Sete anos. Esse foi o tempo levado por William Gibson e Bruce Sterling para a criação de A Máquina Diferencial (Editora Aleph, 2015). Como eles mesmo citam no posfácio, escrever um livro em dupla pode parecer mais fácil, por dividir a tarefa ao meio, mas acaba sendo um processo minucioso, cujo esforço vem em dobro.
Os gêneros nos quais a obra se insere
Tidos como gênios do cyberpunk, Gibson e Sterling, nesta obra, fazem uso de outro subgênero da ficção científica: o steampunk. Aos leigos, tantas ramificações na literatura podem parecer confusas, mas uma breve explicação pode tornar o entendimento mais fácil. O cyberpunk engloba universos paralelos futuristas e uma tecnologia muito mais avançada do que a encontrada na época em que se passam as histórias; o steampunk, por sua vez, é uma vertente da ficção científica na qual a maior parte das histórias se passam na era vitoriana (1837-1901), quando o vapor era o principal meio de produção na Inglaterra (daí o nome “steam”, ‘vapor’ em português). Nesse último subgênero, os autores exploram um desenvolvimento da tecnologia a vapor que não ocorreu na vida real, criando um cenário de intensa mecanização.

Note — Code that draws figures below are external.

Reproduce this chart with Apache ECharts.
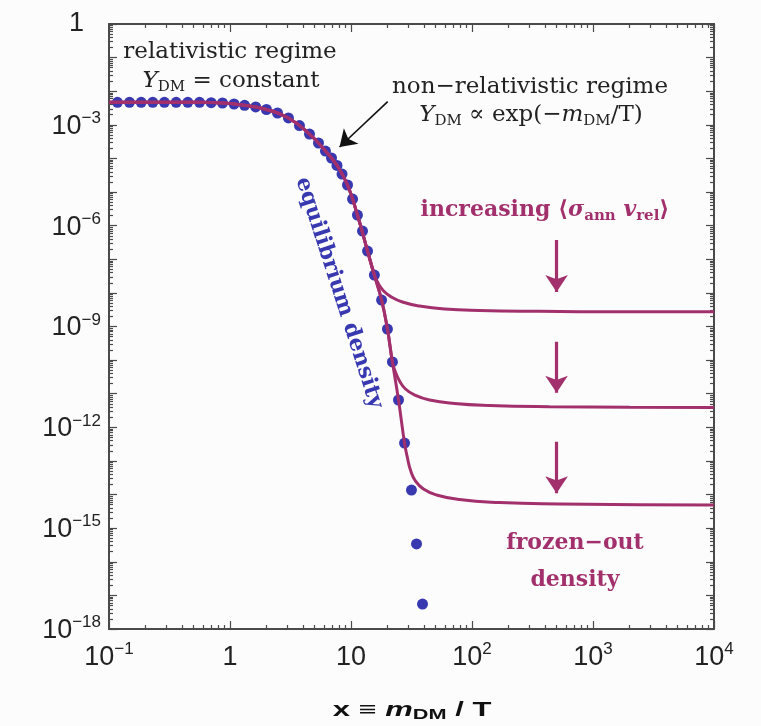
<!DOCTYPE html>
<html>
<head>
<meta charset="utf-8">
<script src="https://cdn.jsdelivr.net/npm/echarts@6/dist/echarts.min.js"></script>
<style>
  html, body { margin: 0; padding: 0; background: #fcfcfc; }
  #chart { width: 761px; height: 726px; }
</style>
</head>
<body>
<div id="chart"></div>
<script>
// Axis ranges and tick positions
const xRange = [0.1, 1e4];
const yRange = [1e-18, 1];
const xLabelValues = [0.1, 1, 10, 100, 1000, 10000];
const yLabelValues = [1e-18, 1e-15, 1e-12, 1e-9, 1e-6, 1e-3, 1];
const yDecadeValues = [1e-18, 1e-17, 1e-16, 1e-15, 1e-14, 1e-13, 1e-12, 1e-11, 1e-10,
  1e-9, 1e-8, 1e-7, 1e-6, 1e-5, 1e-4, 1e-3, 1e-2, 1e-1, 1];

// Equilibrium abundance Y_DM(x)
const equilibriumDots = [
  [0.1175, 4.68e-3], [0.1477, 4.68e-3], [0.1845, 4.68e-3], [0.230, 4.68e-3],
  [0.287, 4.68e-3], [0.359, 4.68e-3], [0.448, 4.68e-3], [0.560, 4.68e-3],
  [0.699, 4.55e-3], [0.867, 4.46e-3], [1.08, 4.17e-3], [1.32, 3.81e-3],
  [1.63, 3.40e-3], [2.00, 2.86e-3], [2.47, 2.25e-3], [3.04, 1.60e-3],
  [3.75, 9.5e-4], [4.54, 5.33e-4], [5.39, 2.88e-4], [6.15, 1.66e-4],
  [6.90, 1.03e-4], [7.66, 6.2e-5], [8.43, 3.44e-5], [9.36, 1.62e-5],
  [10.3, 6.2e-6], [11.3, 2.07e-6], [12.45, 6.9e-7], [13.7, 1.76e-7],
  [15.6, 3.4e-8], [17.9, 6.1e-9], [20.0, 8.4e-10], [22.0, 8.8e-11],
  [24.7, 6.5e-12], [27.7, 3.4e-13], [31.6, 1.36e-14], [34.8, 3.4e-16],
  [39.0, 5.5e-18]
];

// Actual abundance: common track before freeze-out
const trackCommon = [
  [0.1, 4.68e-3], [0.2, 4.68e-3], [0.35, 4.68e-3], [0.56, 4.67e-3],
  [0.867, 4.46e-3], [1.32, 3.81e-3], [2.00, 2.86e-3], [3.04, 1.60e-3],
  [4.54, 5.33e-4], [6.15, 1.66e-4], [7.66, 6.2e-5], [9.36, 1.62e-5],
  [11.3, 2.07e-6], [13.7, 1.76e-7], [15.6, 3.4e-8]
];
const trackMidLow = [[17.9, 6.1e-9], [20.0, 8.4e-10], [22.0, 8.8e-11]];
const trackLow = [[24.7, 6.5e-12], [27.7, 3.4e-13]];

// Frozen-out tails for three annihilation cross sections
const tailWeak = [
  [16.9, 1.84e-8], [18.6, 1.14e-8], [21.6, 7.5e-9], [26.6, 5.35e-9],
  [36.8, 4.07e-9], [59.3, 3.31e-9], [115, 2.99e-9], [361, 2.83e-9],
  [1656, 2.75e-9], [10000, 2.74e-9]
];
const tailMedium = [
  [23.3, 4.43e-11], [25.2, 2.39e-11], [28.2, 1.38e-11], [33.5, 9.16e-12],
  [44.6, 6.5e-12], [71.7, 5.12e-12], [139.5, 4.46e-12], [437, 4.1e-12],
  [2003, 3.97e-12], [10000, 3.92e-12]
];
const tailStrong = [
  [29.3, 1.22e-13], [31.0, 5.37e-14], [34.1, 2.53e-14], [39.7, 1.46e-14],
  [50.9, 9.7e-15], [78.8, 7.1e-15], [169, 5.79e-15], [529, 5.22e-15],
  [2423, 4.98e-15], [10000, 4.88e-15]
];

// Annotation arrows
const sigmaArrows = [
  [[500, 3.74e-7], [500, 1.06e-8]],
  [[500, 3.53e-10], [500, 1.07e-11]],
  [[500, 3.73e-13], [500, 1.09e-14]]
];
const regimeArrow = [[20.1, 4.88e-3], [8.04, 2.19e-4]];

const MAGENTA = '#a2306c';
const BLUE = '#3838b0';
const INK = '#222222';
const FRAME = '#4a4a4a';

// minor ticks 2..9 within each decade
function minorValues(lo, hi) {
  const out = [];
  for (let e = lo; e < hi; e++) {
    for (let k = 2; k <= 9; k++) out.push(k * Math.pow(10, e));
  }
  return out;
}
const xMinor = minorValues(-1, 4);
const yMinor = minorValues(-18, 0);

function powerLabel(v, isY) {
  const e = Math.round(Math.log10(v));
  if (e === 0) return isY ? '{one|1}' : '{b|1}';
  if (e === 1) return '{b|10}';
  const exp = e < 0 ? '\u2212' + (-e) : String(e);
  return '{b|10}{s|' + exp + '}';
}
const labelRich = {
  b: { fontFamily: 'Liberation Sans', fontSize: 27, color: INK, lineHeight: 30, verticalAlign: 'bottom' },
  s: { fontFamily: 'Liberation Sans', fontSize: 17, color: INK, lineHeight: 18, verticalAlign: 'top' },
  one: { fontFamily: 'Liberation Sans', fontSize: 27, color: INK, lineHeight: 30, padding: [0, 17, 0, 0] }
};

function frameAxis(kind, pos, grid, range, ticks, len, showLine, labels) {
  const ax = {
    type: 'log', logBase: 10, gridIndex: grid, position: pos,
    min: range[0], max: range[1],
    axisLine: { show: showLine, onZero: false, lineStyle: { color: FRAME, width: 2 } },
    axisTick: { show: true, inside: true, length: len, customValues: ticks,
      lineStyle: { color: FRAME, width: 1.2 } },
    splitLine: { show: false },
    minorTick: { show: false },
    axisLabel: { show: false }
  };
  if (labels) {
    ax.axisLabel = {
      show: true, customValues: labels, margin: kind === 'x' ? 12 : 8,
      formatter: v => powerLabel(v, kind === 'y'), rich: labelRich
    };
  }
  return ax;
}

const gridBox = { left: 109, top: 24, width: 605, height: 605 };

const option = {
  backgroundColor: '#fcfcfc',
  animation: false,
  grid: [Object.assign({}, gridBox), Object.assign({}, gridBox)],
  xAxis: [
    frameAxis('x', 'bottom', 0, xRange, xLabelValues, 8, true, xLabelValues),
    frameAxis('x', 'top', 0, xRange, xLabelValues, 8, true, null),
    frameAxis('x', 'bottom', 1, xRange, xMinor, 4, false, null),
    frameAxis('x', 'top', 1, xRange, xMinor, 4, false, null)
  ],
  yAxis: [
    frameAxis('y', 'left', 0, yRange, yDecadeValues, 8, true, yLabelValues),
    frameAxis('y', 'right', 0, yRange, yDecadeValues, 8, true, null),
    frameAxis('y', 'left', 1, yRange, yMinor, 4, false, null),
    frameAxis('y', 'right', 1, yRange, yMinor, 4, false, null)
  ],
  series: [
    {
      type: 'scatter', xAxisIndex: 0, yAxisIndex: 0, z: 2,
      data: equilibriumDots, symbol: 'circle', symbolSize: 11,
      itemStyle: { color: BLUE, opacity: 1 }
    },
    ...[
      trackCommon.concat(tailWeak),
      trackCommon.concat(trackMidLow, tailMedium),
      trackCommon.concat(trackMidLow, trackLow, tailStrong)
    ].map(d => ({
      type: 'line', xAxisIndex: 0, yAxisIndex: 0, z: 3,
      data: d, showSymbol: false, smooth: 0.5,
      lineStyle: { color: MAGENTA, width: 3 }
    })),
    {
      type: 'lines', coordinateSystem: 'cartesian2d', xAxisIndex: 0, yAxisIndex: 0, z: 4,
      data: sigmaArrows.map(c => ({ coords: c })),
      symbol: ['none', 'arrow'], symbolSize: [13, 17],
      lineStyle: { color: MAGENTA, width: 3.2, opacity: 1 }
    },
    {
      type: 'lines', coordinateSystem: 'cartesian2d', xAxisIndex: 0, yAxisIndex: 0, z: 4,
      data: [{ coords: regimeArrow }],
      symbol: ['none', 'arrow'], symbolSize: [11, 16],
      lineStyle: { color: '#111', width: 1.6, opacity: 1 }
    }
  ],
  graphic: [
    {
      type: 'text', x: 230, y: 52, z: 10,
      style: { text: 'relativistic regime', fontFamily: 'DejaVu Serif', fontSize: 23,
        fill: INK, align: 'center', verticalAlign: 'middle' }
    },
    {
      type: 'text', x: 231, y: 81, z: 10,
      style: {
        text: '{i|Y}{sub|DM}{t| = constant}', align: 'center', verticalAlign: 'middle',
        fill: INK, fontFamily: 'DejaVu Serif', fontSize: 23,
        rich: {
          i: { fontFamily: 'DejaVu Serif', fontStyle: 'italic', fontSize: 23, lineHeight: 28, fill: INK },
          sub: { fontFamily: 'DejaVu Serif', fontSize: 15, lineHeight: 12, verticalAlign: 'bottom', fill: INK },
          t: { fontFamily: 'DejaVu Serif', fontSize: 23, lineHeight: 28, fill: INK }
        }
      }
    },
    {
      type: 'text', x: 530, y: 87, z: 10,
      style: { text: 'non\u2212relativistic regime', fontFamily: 'DejaVu Serif', fontSize: 23,
        fill: INK, align: 'center', verticalAlign: 'middle' }
    },
    {
      type: 'text', x: 531, y: 115, z: 10,
      style: {
        text: '{i|Y}{sub|DM}{t| \u221D exp(\u2212}{i|m}{sub|DM}{t|/T)}',
        align: 'center', verticalAlign: 'middle',
        fill: INK, fontFamily: 'DejaVu Serif', fontSize: 23,
        rich: {
          i: { fontFamily: 'DejaVu Serif', fontStyle: 'italic', fontSize: 23, lineHeight: 28, fill: INK },
          sub: { fontFamily: 'DejaVu Serif', fontSize: 15, lineHeight: 12, verticalAlign: 'bottom', fill: INK },
          t: { fontFamily: 'DejaVu Serif', fontSize: 23, lineHeight: 28, fill: INK }
        }
      }
    },
    {
      type: 'text', x: 545, y: 210, z: 10,
      style: {
        text: '{t|increasing \u27E8}{i|\u03C3}{sub|ann}{t| }{i|v}{sub|rel}{t|\u27E9}',
        align: 'center', verticalAlign: 'middle',
        fill: MAGENTA, fontFamily: 'DejaVu Serif', fontSize: 22,
        rich: {
          t: { fontFamily: 'DejaVu Serif', fontWeight: 'bold', fontSize: 22, lineHeight: 28, fill: MAGENTA },
          i: { fontFamily: 'DejaVu Serif', fontStyle: 'italic', fontWeight: 'bold', fontSize: 22, lineHeight: 28, fill: MAGENTA },
          sub: { fontFamily: 'DejaVu Serif', fontWeight: 'bold', fontSize: 15, lineHeight: 12, verticalAlign: 'bottom', fill: MAGENTA }
        }
      }
    },
    {
      type: 'text', x: 575, y: 543, z: 10,
      style: { text: 'frozen\u2212out', fontFamily: 'DejaVu Serif', fontWeight: 'bold', fontSize: 22,
        fill: MAGENTA, align: 'center', verticalAlign: 'middle' }
    },
    {
      type: 'text', x: 575, y: 580, z: 10,
      style: { text: 'density', fontFamily: 'DejaVu Serif', fontWeight: 'bold', fontSize: 22,
        fill: MAGENTA, align: 'center', verticalAlign: 'middle' }
    },
    {
      type: 'text', x: 339, y: 293, z: 10, rotation: -72 * Math.PI / 180,
      style: { text: 'equilibrium density', fontFamily: 'DejaVu Serif', fontWeight: 'bold', fontSize: 22,
        fill: BLUE, align: 'center', verticalAlign: 'middle' }
    },
    {
      type: 'text', x: 412, y: 710, z: 10, scaleX: 1.55,
      style: {
        text: '{t|x \u2261 }{i|m}{sub|DM}{t| / T}', align: 'center', verticalAlign: 'middle',
        fill: '#111', fontFamily: 'Liberation Sans', fontSize: 20, fontWeight: 'bold',
        rich: {
          t: { fontFamily: 'Liberation Sans', fontWeight: 'bold', fontSize: 20, lineHeight: 24, fill: '#111' },
          i: { fontFamily: 'Liberation Sans', fontWeight: 'bold', fontStyle: 'italic', fontSize: 20, lineHeight: 24, fill: '#111' },
          sub: { fontFamily: 'Liberation Sans', fontWeight: 'bold', fontSize: 14, lineHeight: 10, verticalAlign: 'bottom', fill: '#111' }
        }
      }
    }
  ]
};

const chart = echarts.init(document.getElementById('chart'), null, { renderer: 'canvas' });
chart.setOption(option);
</script>
</body>
</html>
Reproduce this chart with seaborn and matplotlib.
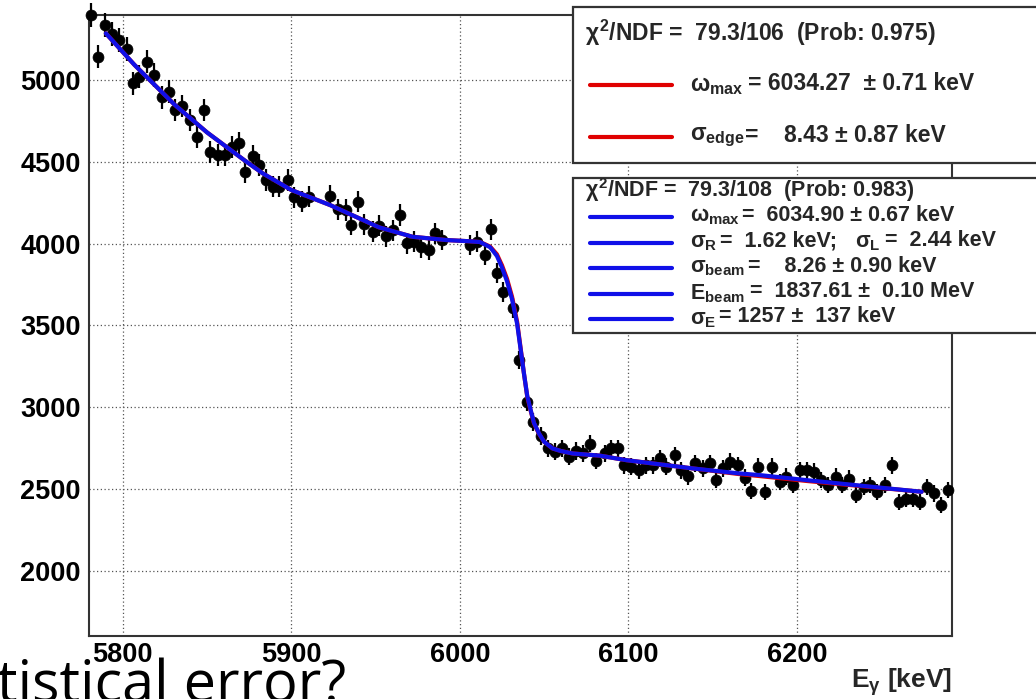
import numpy as np
import pandas as pd
import matplotlib
matplotlib.use("Agg")
import matplotlib.pyplot as plt
import seaborn as sns
from matplotlib.patches import Rectangle
from matplotlib.lines import Line2D
from matplotlib.ticker import MultipleLocator

# ---------------- data ----------------
energy = [5781.2, 5785.2, 5789.6, 5793.5, 5798.0, 5802.4, 5805.9, 5809.9, 5814.2, 5818.8,
          5823.1, 5827.3, 5831.1, 5835.4, 5839.8, 5844.2, 5848.1, 5852.0, 5856.4, 5860.8,
          5864.9, 5868.8, 5872.4, 5877.2, 5881.1, 5885.1, 5889.0, 5893.0, 5897.9, 5901.9,
          5906.5, 5910.8, 5922.7, 5927.6, 5932.2, 5935.5, 5939.5, 5943.4, 5948.4, 5952.3,
          5956.3, 5960.2, 5964.6, 5968.5, 5973.1, 5977.1, 5981.6, 5985.0, 5989.6, 6005.8,
          6010.1, 6014.7, 6018.6, 6021.8, 6025.9, 6031.3, 6035.4, 6039.6, 6043.3, 6047.9,
          6052.2, 6056.2, 6060.8, 6064.8, 6069.1, 6073.0, 6077.0, 6080.9, 6085.9, 6089.8,
          6093.8, 6097.7, 6101.7, 6106.6, 6110.6, 6114.5, 6118.5, 6122.5, 6127.4, 6131.4,
          6135.3, 6139.3, 6144.2, 6148.2, 6152.2, 6156.1, 6160.1, 6165.0, 6169.0, 6172.9,
          6177.1, 6181.2, 6185.2, 6189.7, 6193.7, 6197.6, 6202.0, 6205.9, 6209.9, 6214.4,
          6218.4, 6222.9, 6226.9, 6230.8, 6235.2, 6239.6, 6243.5, 6247.5, 6252.0, 6256.6,
          6260.5, 6264.9, 6268.9, 6272.8, 6277.2, 6281.1, 6285.3, 6289.6]
counts = [5395, 5142, 5336, 5281, 5245, 5188, 4980, 5020, 5112, 5030,
          4894, 4929, 4817, 4841, 4755, 4650, 4817, 4562, 4542, 4542,
          4592, 4617, 4440, 4535, 4480, 4389, 4348, 4348, 4389, 4283,
          4256, 4287, 4291, 4210, 4205, 4114, 4256, 4120, 4073, 4108,
          4044, 4083, 4175, 4002, 4012, 3977, 3961, 4063, 4022, 3991,
          4012, 3930, 4087, 3823, 3706, 3607, 3289, 3034, 2911, 2825,
          2749, 2728, 2749, 2698, 2733, 2718, 2779, 2672, 2718, 2749,
          2749, 2647, 2637, 2616, 2647, 2647, 2688, 2637, 2708, 2616,
          2579, 2657, 2627, 2657, 2555, 2627, 2667, 2647, 2570, 2489,
          2637, 2484, 2637, 2545, 2576, 2524, 2616, 2616, 2606, 2555,
          2524, 2576, 2524, 2565, 2463, 2514, 2524, 2484, 2524, 2647,
          2423, 2443, 2443, 2423, 2514, 2474, 2402, 2494]

# fit curves (knots)
fit_E = [5790, 5807, 5831, 5850, 5872, 5883, 5900, 5923, 5952, 5972,
         5992, 6005, 6012, 6018, 6022, 6025, 6028, 6031, 6034, 6036,
         6038, 6040, 6042, 6044, 6047, 6050, 6055, 6060, 6067, 6083,
         6099, 6138, 6166, 6178, 6206, 6245, 6274]
fit_blue = [5285, 5092, 4847, 4680, 4511, 4430, 4328, 4236, 4100, 4042,
            4022, 4015, 4010, 3978, 3925, 3855, 3770, 3660, 3510, 3360,
            3210, 3070, 2985, 2905, 2840, 2790, 2749, 2733, 2718, 2705,
            2677, 2627, 2596, 2586, 2555, 2514, 2484]
fit_red = [5285, 5092, 4847, 4680, 4511, 4430, 4328, 4236, 4100, 4042,
           4022, 4015, 4010, 3982, 3935, 3868, 3785, 3675, 3522, 3368,
           3210, 3065, 2980, 2902, 2838, 2790, 2749, 2733, 2718, 2705,
           2677, 2627, 2592, 2580, 2550, 2512, 2484]

x_ticks = [5800, 5900, 6000, 6100, 6200]
y_ticks = [2000, 2500, 3000, 3500, 4000, 4500, 5000]

box1_title = "79.3/106  (Prob: 0.975)"
box1_rows = [(r"$\omega_{\mathrm{max}}$", "= 6034.27  \u00b1 0.71 keV"),
             (r"$\sigma_{\mathrm{edge}}$", "=    8.43 \u00b1 0.87 keV")]
box2_title = "79.3/108  (Prob: 0.983)"
box2_rows = [(r"$\omega_{\mathrm{max}}$", "=  6034.90 \u00b1 0.67 keV"),
             (r"$\sigma_{\mathrm{R}}$", "=  1.62 keV;   "),
             (r"$\sigma_{\mathrm{beam}}$", "=    8.26 \u00b1 0.90 keV"),
             (r"$\mathrm{E}_{\mathrm{beam}}$", "=  1837.61 \u00b1  0.10 MeV"),
             (r"$\sigma_{\mathrm{E}}$", "= 1257 \u00b1  137 keV")]

# ---------------- style ----------------
sns.set_theme(style="white")
plt.rcParams["font.family"] = ["Liberation Sans", "DejaVu Sans"]
plt.rcParams["mathtext.fontset"] = "custom"
plt.rcParams["mathtext.rm"] = "Liberation Sans:bold"
plt.rcParams["mathtext.it"] = "Liberation Sans:bold"
plt.rcParams["mathtext.bf"] = "Liberation Sans:bold"

W, H = 1036, 699
fig = plt.figure(figsize=(W / 100, H / 100), dpi=100)
fig.patch.set_facecolor("white")


def fx(px):
    return px / W


def fy(py):
    return 1 - py / H


ax = fig.add_axes([fx(89), fy(636), fx(952) - fx(89), fy(15) - fy(636)])
ax.set_facecolor("white")

df = pd.DataFrame({"E": energy, "N": counts})
err = np.sqrt(df["N"].to_numpy())

ax.vlines(df["E"], df["N"] - err, df["N"] + err, color="black", lw=1.6, zorder=3, clip_on=False)
sns.scatterplot(data=df, x="E", y="N", ax=ax, color="black", s=62, edgecolor="black",
                linewidth=0.5, zorder=4, clip_on=False, legend=False)

sns.lineplot(x=fit_E, y=fit_red, ax=ax, color="#e00000", lw=3.0, zorder=5,
             sort=False, estimator=None)
sns.lineplot(x=fit_E, y=fit_blue, ax=ax, color="#1010e8", lw=3.0, zorder=6,
             sort=False, estimator=None)

ax.set_xlim(5780, 6292)
ax.set_ylim(1603, 5397)
ax.set_xticks(x_ticks)
ax.set_yticks(y_ticks)
ax.xaxis.set_minor_locator(MultipleLocator(20))
ax.yaxis.set_minor_locator(MultipleLocator(100))
ax.set_xlabel("")
ax.set_ylabel("")

ax.grid(True, which="major", color="#555555", lw=0.9, ls=(0, (1, 2)))
ax.tick_params(axis="both", which="both", direction="in", colors="#333333",
               labelcolor="black", width=1.3)
ax.tick_params(axis="y", which="major", length=18, labelsize=19.5, pad=6)
ax.tick_params(axis="y", which="minor", length=9.5)
ax.tick_params(axis="x", which="major", length=14, labelsize=19.5, pad=4)
ax.tick_params(axis="x", which="minor", length=7)
for lab in ax.get_xticklabels() + ax.get_yticklabels():
    lab.set_fontweight("bold")
for s in ax.spines.values():
    s.set_color("#333333")
    s.set_linewidth(1.5)

fig.text(fx(952), fy(682), r"E$_{\gamma}$ [keV]", ha="right", va="center",
         fontsize=19, fontweight="bold")

# ---------------- legend boxes ----------------
for (top, bot) in [(7, 163), (178, 333)]:
    fig.add_artist(Rectangle((fx(573), fy(bot)), fx(W + 20) - fx(573), fy(top) - fy(bot),
                             transform=fig.transFigure, facecolor="white",
                             edgecolor="#333333", lw=1.6, zorder=10, clip_on=False))

fig.text(fx(585), fy(33), r"$\chi^{2}$/NDF =  " + box1_title, ha="left", va="center",
         fontsize=16.5, fontweight="bold", zorder=11)
row_y1 = [85, 137]
eq_x1 = [748, 745]
for (sym, val), y, ex in zip(box1_rows, row_y1, eq_x1):
    fig.add_artist(Line2D([fx(590), fx(672)], [fy(y), fy(y)], color="#e00000", lw=3,
                          transform=fig.transFigure, zorder=11))
    fig.text(fx(690), fy(y), sym, ha="left", va="center", fontsize=16.5,
             fontweight="bold", zorder=11)
    fig.text(fx(ex), fy(y - 2), val, ha="left", va="center", fontsize=16.5,
             fontweight="bold", zorder=11)

fig.text(fx(585), fy(190), r"$\chi^{2}$/NDF =  " + box2_title, ha="left", va="center",
         fontsize=15.5, fontweight="bold", zorder=11)
row_y2 = [217, 243, 268, 294, 319]
eq_x2 = [742, 720, 748, 750, 719]
for (sym, val), y, ex in zip(box2_rows, row_y2, eq_x2):
    fig.add_artist(Line2D([fx(590), fx(672)], [fy(y), fy(y)], color="#1010e8", lw=3,
                          transform=fig.transFigure, zorder=11))
    fig.text(fx(690), fy(y), sym, ha="left", va="center", fontsize=15.5,
             fontweight="bold", zorder=11)
    fig.text(fx(ex), fy(y - 2), val, ha="left", va="center", fontsize=15.5,
             fontweight="bold", zorder=11)
# sigma_L part of the second row
fig.text(fx(855), fy(243), r"$\sigma_{\mathrm{L}}$", ha="left", va="center", fontsize=15.5,
         fontweight="bold", zorder=11)
fig.text(fx(885), fy(241), "=  2.44 keV", ha="left", va="center", fontsize=15.5,
         fontweight="bold", zorder=11)

# slide text cut off at the bottom
fig.text(fx(-3), fy(702), "tistical error?", ha="left", va="baseline", fontsize=41.5,
         family=["Open Sans", "DejaVu Sans"], color="black", zorder=12)

fig.savefig("out.png", dpi=100, facecolor="white")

É nesse movimento de ficção que a obra está introduzida. Uma Londres caótica é palco para um mundo alternativo no qual foi implementada a “máquina diferencial”, um invento de Charles Babbage capaz de resolver equações polinomiais, receber dados, processá-los, armazená-los e exibi-los. Tal invenção realmente existiu e fez com que Babbage fosse considerado um dos pioneiros da ciência da computação. Desse modo, misturando personagens reais com alguns fictícios, os autores criaram um romance que nunca existiu, mas que é cheio de verdades.
Um pouquinho mais sobre a história
Os capítulos de A Máquina Diferencial são chamados de iterações, fazendo referência ao vocabulário da programação no mundo da computação, e narram a história de três personagens: Sybil Gerard, Edward Mallory e Laurence Oliphant. A primeira é uma prostituta, ex-amante de um político influente e filha de um revolucionário, que acaba se juntando a Mick Radley, assessor do ex-presidente do Texas, Estados Unidos. Edward Mallory, por sua vez, é um paleontólogo responsável pelo descobrimento do “Leviatã Terrestre”, um brontossauro cujos ossos foram achados em uma expedição. Por último, somos apresentados a Oliphant, um jornalista e detetive que busca descobrir respostas para alguns acontecimentos que presencia.
O que une os três personagens é um mistério envolvendo Lady Ada Byron, conhecida atualmente como Ada Lovelace, e a ascensão do Partido Radical, trazendo mudanças científicas impressionantes e um clima de instabilidade política. Nesse contexto, uma enigmática caixa com cartões perfurados passa pelas mãos de Edward Mallory e de Sybil Gerard, sendo, posteriormente, objeto de estudo de Laurence Oliphant. Tal caixa guarda segredos de clacking (ferramentas de programação) que se inserem em uma conspiração que rodeia o Partido Radical.
Um dos grandes destaques do livro se encontra na precisão de detalhes. A descrição de uma Londres vitoriana ocupada por cabriolés, gurneys (carruagem equipada com motor a vapor), trens metropolitanos e infestada pelo “grande fedor”, exalado do rio Tâmisa por consequência do intenso despejo de esgoto, faz com que o leitor se sinta sufocado e torna a obra muito realista. Por outro lado, tal fato faz com que A Máquina Diferencial seja mais voltado aos fãs de ficção científica e de história, uma vez que demanda muita atenção e exige maior complexidade de compreensão.
Estética como ponto positivo
Além de possuir uma capa muito chamativa e bonita, a edição da Aleph também conta com um posfácio, um guia dos personagens e um glossário, todos esses itens localizados nas últimas páginas da obra. Assim, apesar de ser marcado com uma linguagem cheia de neologismos e vocabulários vitorianos, a leitura é simplificada devido à possibilidade de buscar explicações nesses textos complementares.
Essa construção do livro também permite que a leitura seja atual, mesmo ele tendo sido publicado originalmente em 1990. A narração é onisciente e os autores explicam que a intenção era que a voz do livro fosse um computador. Assim como o próprio Bruce Sterling cita, “o romance é uma longa aventura narrativa feita por computador. É sobre o fato de o futuro já estar aqui, só que ainda não distribuído; e de o passado ser uma espécie de futuro que já aconteceu”.
Por todos esses motivos, A Máquina Diferencial foi considerado um clássico do steampunk e cativou muitos fãs desse subgênero, além dos interessados na história da Inglaterra. O leitor acaba sendo inserido em uma realidade a vapor e, durante as 456 páginas, se depara com críticas sociais e panoramas políticos muito inusitados.